No evidence attributable to climate change
The newly released study, conducted by the research consortium World Weather Attribution, found that low Panama Canal water levels are due to “increasing demand exacerbated by El Niño”.
“Since 1950, five of the seven driest years for the Panama Canal watershed have occurred during major El Niño events,” it said, noting that El Niño occurrences caused shipping disruptions at the canal in 1998 and 2016, prior to the current disruptions.
Transit restrictions in 2023-2024 were caused by a precipitation deficit in Panama’s May-December 2023 rainy season. Last year was the country’s third driest on record.
The new study found “no evidence that the reduced rainy precipitation in this region is attributable to anthropogenic climate change”.
Water availability is driven not just by precipitation, but also “by changes in evapotranspiration, which reduces the amount of effective rainfall”. Global warming trends increase the drying effect.
However, the study noted that “evapotranspiration in Panama is mainly driven by wind speed, humidity and cloud cover, which is in contrast to most other regions in the world, where temperature is a key driver”.
“There is some evidence of drying, especially in stations bordering the [Gatun] lake, but other stations in the study area show a wettening,” said World Weather Attribution, which asserted that the data does “not consistently exhibit a drying trend”.
Gatun Lake water levels slightly improve
The Panama Canal Authority (ACP) currently forecasts a return to a typical rainy season, for locks operations to return to normal by 2025, and for transit slots to progressively increase through the rest of this year.
The current water depth in the Gatun Lake is 24.5 m, up only slightly in recent weeks, but well above lows recorded in the second half of last year. The next two months will be a crucial indicator of whether the optimistic recovery scenario is correct. The ACP projects Gatun Lake water depth will increase by 0.5 m by July 1, bringing it back to levels last seen in April 2023.
Neopanamax locks effect on water consumption
Panama Canal disruptions caused by El Niño have happened before, but the situation is inherently different this time – and it will be in the future – because the canal system has changed, courtesy of the neopanamax locks.

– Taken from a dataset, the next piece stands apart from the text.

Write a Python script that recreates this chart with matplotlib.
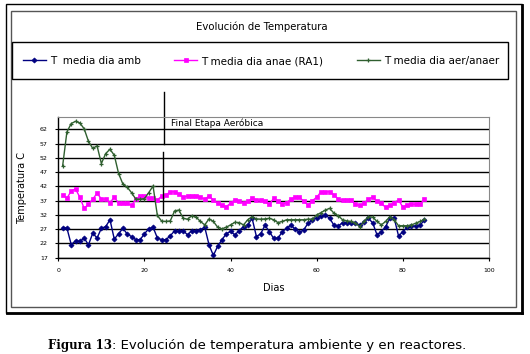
import matplotlib
matplotlib.use("Agg")
import matplotlib.pyplot as plt
from matplotlib.patches import Rectangle
from matplotlib.lines import Line2D

plt.rcParams['font.family'] = ['DejaVu Sans']

# ---------------- data ----------------
days = list(range(1, 86))

t_amb = [27.5, 27.4, 21.6, 22.9, 22.7, 23.9, 21.5, 25.6, 23.9, 27.3,
         27.9, 30.3, 23.5, 25.4, 27.3, 25.3, 24.4, 23.3, 23.3, 25.4,
         27.1, 27.7, 23.9, 23.3, 23.3, 24.7, 26.4, 26.2, 26.5, 25.0,
         26.5, 26.2, 26.8, 27.7, 21.5, 17.8, 21.0, 23.3, 25.4, 26.2,
         25.0, 26.5, 27.9, 28.5, 30.8, 24.4, 25.4, 28.4, 26.1, 23.8,
         23.8, 26.1, 27.3, 28.4, 27.0, 25.9, 26.8, 29.1, 30.2, 31.0,
         31.6, 32.0, 30.8, 28.4, 28.1, 29.3, 29.3, 29.0, 29.0, 28.4,
         29.5, 30.8, 29.2, 25.0, 26.1, 27.9, 30.8, 30.8, 24.6, 26.1,
         27.6, 28.1, 28.1, 28.4, 30.2]

t_anae = [39.0, 37.8, 40.4, 41.1, 38.2, 34.3, 35.7, 37.5, 39.6, 37.6,
          37.5, 36.3, 38.2, 36.1, 36.1, 36.1, 35.3, 37.5, 38.6, 38.6,
          37.8, 37.8, 37.2, 38.6, 39.0, 40.1, 40.1, 39.3, 38.2, 38.6,
          38.6, 38.6, 38.2, 37.5, 38.6, 37.2, 36.1, 35.5, 34.9, 36.1,
          37.2, 36.7, 36.1, 36.7, 37.8, 37.2, 37.2, 36.7, 35.7, 37.8,
          36.9, 35.7, 36.3, 37.5, 38.2, 38.2, 36.7, 35.5, 37.0, 38.2,
          40.1, 40.1, 40.1, 39.0, 37.5, 37.2, 37.2, 37.2, 35.7, 35.3,
          36.1, 37.5, 38.2, 36.7, 36.1, 34.6, 35.5, 36.3, 37.2, 34.7,
          35.5, 35.7, 35.7, 35.7, 37.5]

t_aer = [49.1, 61.1, 64.0, 64.8, 64.2, 62.2, 57.8, 55.3, 56.2, 50.0,
         53.5, 55.0, 52.9, 46.5, 42.8, 41.7, 39.8, 37.5, 37.5, 37.7,
         39.8, 42.1, 31.8, 29.8, 29.7, 29.9, 33.4, 33.7, 30.8, 30.5,
         31.7, 31.2, 29.7, 28.5, 30.6, 29.7, 27.7, 27.1, 27.7, 28.5,
         29.4, 29.3, 28.5, 30.3, 31.4, 30.6, 30.5, 30.6, 30.8, 30.3,
         29.3, 29.7, 30.3, 30.3, 30.3, 30.3, 30.3, 30.5, 30.5, 32.0,
         32.8, 33.7, 34.3, 32.6, 31.7, 30.3, 29.9, 29.7, 29.1, 27.9,
         29.7, 31.4, 31.2, 29.7, 28.5, 29.7, 31.4, 30.3, 28.2, 28.2,
         28.2, 28.5, 29.1, 29.7, 30.5]

series_labels = ["T  media dia amb", "T media dia anae (RA1)", "T media dia aer/anaer"]
series_colors = ["#000080", "#FF00FF", "#2F5F2F"]
series_markers = ["D", "s", "+"]

y_ticks = [17, 22, 27, 32, 37, 42, 47, 52, 57, 62]
x_ticks = [0, 20, 40, 60, 80, 100]
x_ticklabels = ["0", "20", "40", "60", "80", "100"]

final_day = 24.4

# ---------------- figure ----------------
W, H = 530, 354
fig = plt.figure(figsize=(W / 100, H / 100), dpi=100)

def fx(px):
    return px / W

def fy(py):
    return 1 - py / H

# frames
fig.patches.append(Rectangle((fx(6), fy(313)), fx(516), 309 / H, transform=fig.transFigure,
                             fill=False, ec="black", lw=1.0))
fig.add_artist(Line2D([fx(521.5), fx(521.5)], [fy(312.5), fy(5)], transform=fig.transFigure,
                      color="black", lw=2.0))
fig.add_artist(Line2D([fx(7), fx(522)], [fy(312.5), fy(312.5)], transform=fig.transFigure,
                      color="black", lw=2.0))
fig.patches.append(Rectangle((fx(10.5), fy(307)), fx(505), 296.5 / H, transform=fig.transFigure,
                             fill=False, ec="#555555", lw=1.0))
# legend box
fig.patches.append(Rectangle((fx(12), fy(79)), fx(496), 36.5 / H, transform=fig.transFigure,
                             fill=False, ec="black", lw=1.0))

fig.text(fx(262), fy(27), "Evolución de Temperatura", ha="center", va="center", fontsize=7.3)

ax = fig.add_axes([fx(58.3), fy(257.7), fx(489 - 58.3), (257.7 - 117.3) / H])

series = [t_amb, t_anae, t_aer]
handles = []
for vals, lab, col, mk in zip(series, series_labels, series_colors, series_markers):
    h, = ax.plot(days, vals, color=col, lw=1.0, marker=mk,
                 markersize=2.6 if mk != "+" else 3.5, markeredgewidth=0.9 if mk == "+" else 0.5,
                 label=lab)
    handles.append(h)

ax.set_xlim(0, 100)
ax.set_ylim(17, 66.2)
ax.set_yticks(y_ticks)
ax.set_yticklabels([str(v) for v in y_ticks])
ax.set_xticks(x_ticks)
ax.set_xticklabels(x_ticklabels)
ax.tick_params(labelsize=4.5, length=2.5, width=0.8, direction="out", pad=5)
ax.yaxis.grid(True, color="black", lw=1.0)
ax.set_axisbelow(True)
for s in ["top", "right"]:
    ax.spines[s].set_color("#888888")
    ax.spines[s].set_linewidth(0.8)
for s in ["left", "bottom"]:
    ax.spines[s].set_color("black")
    ax.spines[s].set_linewidth(1.0)

ax.set_ylabel("Temperatura C", fontsize=7, labelpad=9)
ax.set_xlabel("Dias", fontsize=7, labelpad=7)

# "Final Etapa Aerobica" marker line and text
ax.plot([final_day + 0.25, final_day + 0.25], [57, 75], color="black", lw=1.0, clip_on=False)
ax.plot([final_day - 0.1, final_day - 0.1], [32.7, 54.1], color="black", lw=1.0, clip_on=False)
ax.text(final_day + 1.8, 64.2, "Final Etapa Aeróbica", fontsize=6.5, va="center", ha="left")

fig.legend(handles=handles, labels=series_labels, loc="center",
           bbox_to_anchor=(fx(261), fy(61)), ncol=3, frameon=False, fontsize=7.5,
           handlelength=2.2, handletextpad=0.4, columnspacing=3.2)

fig.text(fx(112), fy(345), "Figura 13", ha="right", va="center", fontsize=8.5,
         family="DejaVu Serif", weight="bold")
fig.text(fx(112), fy(345), ": Evolución de temperatura ambiente y en reactores.",
         ha="left", va="center", fontsize=9.5)

fig.savefig("out.png", dpi=100)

When the neopanamax locks project was first conceived in the 2000s, the target market was larger containerships carrying Asian exports to the US east and gulf coasts. The US energy sector had yet to be transformed by fracking.
The subsequent surge in US energy production turned America into the world’s largest exporter of liquefied natural gas and liquefied petroleum gas. Suddenly, the ACP had a much larger total addressable market for its neopanamax locks than it originally thought: not just larger containerships heading east but LNG carriers and LPG carriers heading west from the US Gulf to Asia.
The demand for the new neopanamax locks turned out to be very high, which caused Panama Canal water consumption to surge.
During a roundtable discussion with journalists on Sept. 12, 2023, ACP administrator Ricuarte Vasquez Morales explained, “The volume of water that each transit requires is independent of the vessel size. It depends more on which locks are used.
“So, when we have the neopanamax locks, it uses ‘x’ volume of water, which is about 200m gallons of water [for each transit]. And then in the Panamax locks, we use about 50m gallons of fresh water in every lockage to transit a vessel.”
In FY 2023, which ran from October 2022-September 2023, 3,623 oceangoing commercial vessels transited the neopanamax locks and 9,015 vessels transited the Panamax locks.
Using the ACP administrator’s ballpark gallons-per-transit math, that equates to a total water usage of around 1.175trn gallons in FY 2023, 62% for neopanamax transits and 38% for the panamax transits, even though there were 2.5 times as many panamax transits as neopanamax transits.
In FY 2015, prior to the debut of the neopanamax locks, there were 12,383 oceangoing commercial vessel transits via the panamax locks, implying consumption of around 619bn gallons of water. The post-canal-expansion water consumption in FY 2023 was 90% higher.
A more apples-to-apples comparison is between FY 2011 and FY 2022, when oceangoing commercial vessel transits were roughly equal (12,987 in FY 2011 versus 13,003 in FY 2022). Even so, the implied water consumption in FY 2022, as a result of the neopanamax locks usage, was 84% higher than in FY 2011.